I’m often reminded of a common conversation between a CEO and CFO. The CFO asks how much will it cost us if we train a rep and they leave? To which the CEO responds, “How much will it cost us if we don’t train them and they stay?”

Sales training and sales coaching are two completely different educational modalities and should be considered different parts of your reps' career development package.

Without burying the lead, in short, sales training is providing your team with the information, materials, and tactics they need to succeed. Sales coaching, on the other hand, is the act of helping your rep come to an understanding of what actions they took (or didn’t take) that resulted in the outcome. Training is a one to many activity, whereas coaching is usually a one to one activity.

To explore the difference between training and coaching, I’m going to dive into my approach when kickstarting a new team.

Effective sales onboarding is training

I hire a lot of entry-level sales reps. These are folks that come from a variety of walks of life and for one reason or another end up in my business development representative (BDR) boot camp. They have zero experience cold calling, zero experience crafting personalized business emails, zero experience working with a CRM, and pretty much no experience in a professional setting.

Not a problem. That’s why I run my boot camp.

Working at start-ups, I am under the gun from management to get these people (some are mature candidates, so not all kids), at full ramp within a fiscal quarter, or faster. I do this in two phases of training; two to three days of sales onboarding training, then two to three weeks of on the job training (OJT).

The first two or three days I walk them through the sales playbook. This is an ever-evolving document has everything a rep needs to follow in order to be successful. Everything from the network passwords, how to properly log of information into our CRM, and even how to open conversations with leads from every source.

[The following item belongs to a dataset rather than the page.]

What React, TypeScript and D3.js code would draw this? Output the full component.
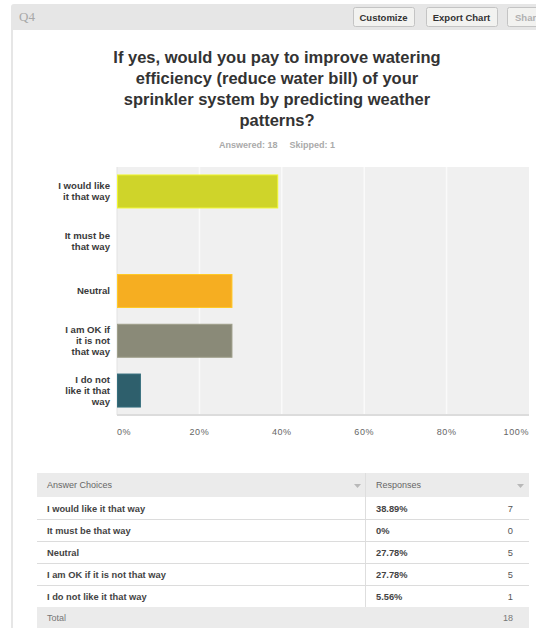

Currently I share the document via Box, previously I built it using our enterprise catalog app, Bigtincan FatStax. It doesn’t matter where you house your playbook, as long as it is accessible and easy to use.

While there is no test to complete at the end of the three days, there is a one month grace period after which if they ask a question that is answered in the playbook, they pay me a dollar. If it isn’t in the playbook, I pay them a dollar.

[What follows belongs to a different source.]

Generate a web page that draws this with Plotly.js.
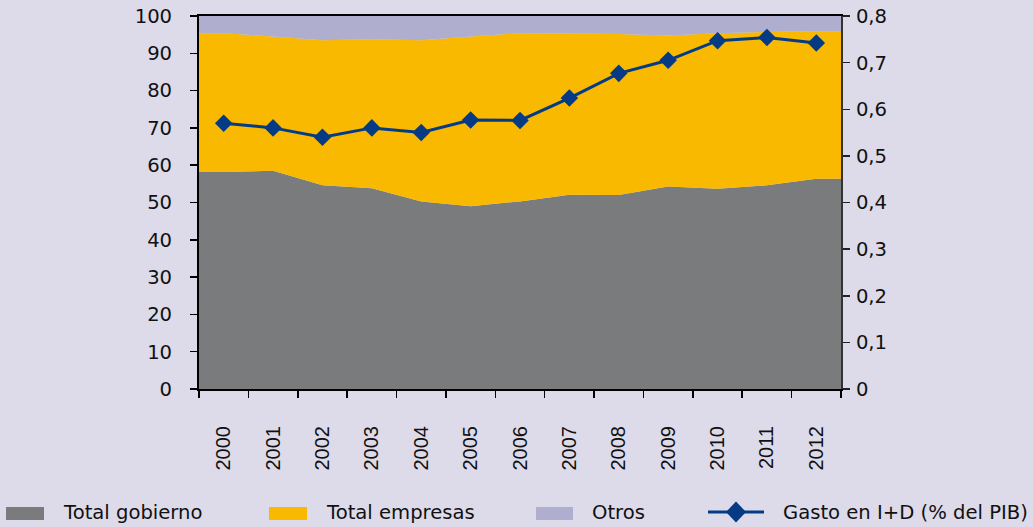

In the next two weeks during OJT, I help them pull up the right information, tell them the tactics to follow, tell them how to adjust their pitch, verbiage, and tone while conversing with prospects, either on the phone or over email. All of which should be documented in the playbook.

The key here is that during training, I tell them what to do to succeed. I reinforce the information with the materials they need to follow, and correct errors. Similar to having students following a course; they come with curiosity and desire to succeed, the training they receive lays out the pathway they need to follow to be successful.

At the end of the two or three days of classwork and two to three weeks of OJT, they typically graduate into the sales pit, at which point I turn to do more coaching than training. We still do training, however, that comes in the form of our weekly sales meeting, maybe more on that another time.

Training without coaching leads inconsistent reps

Once a BDR has graduated into the pit, they should have all the information and materials they need to succeed. Now the goal is having them turn the corner and become journeyman BDR.

The key here is that when you coach you have to try really, really, hard to stop training them. For your BDR to turn the corner you need to turn the corner too. Where training is telling and showing, coaching is guiding and questioning. As a coach, you need to help lead them down the path so they can find their own answers.

In this regard coaching is similar to selling:

  • You ask a lot of leading questions
  • You have them come to the right conclusion on their own
  • You have them realize why other tactics and strategies may not be as effective

The hardest part of coaching is making sure I ask the right question and allow the rep to consider it carefully and internalize the training.

Coaching can both be live, in-flight, or post-hoc. Live right after a call or during a break, managers can analyze recorded calls, using tools like Gong.io, Chorus.ai, or Refract.ai; these platforms record calls, analyze speech, and in some cases give managers the ability to grade and tag conversations.  

Coaching can also be post-hoc and hypothetical; such as what would you do in the particular case when a persona presents you with a unique dilemma. Bigtincan Zunos's video coaching allows reps to record themselves practicing in certain sales scenarios and be provided feedback by their manager in an engaging way.

There are a ton of parallels between sales and sports, training and coaching, particularly when it comes to sales, training and coaching fall perfectly in line with this paradigm. A well trained rep without coaching is an inconsistent rep. A well-coached rep without training is a confused rep. A team that is well trained and well coached will work better together, become more successful individually, and help your company crush quota.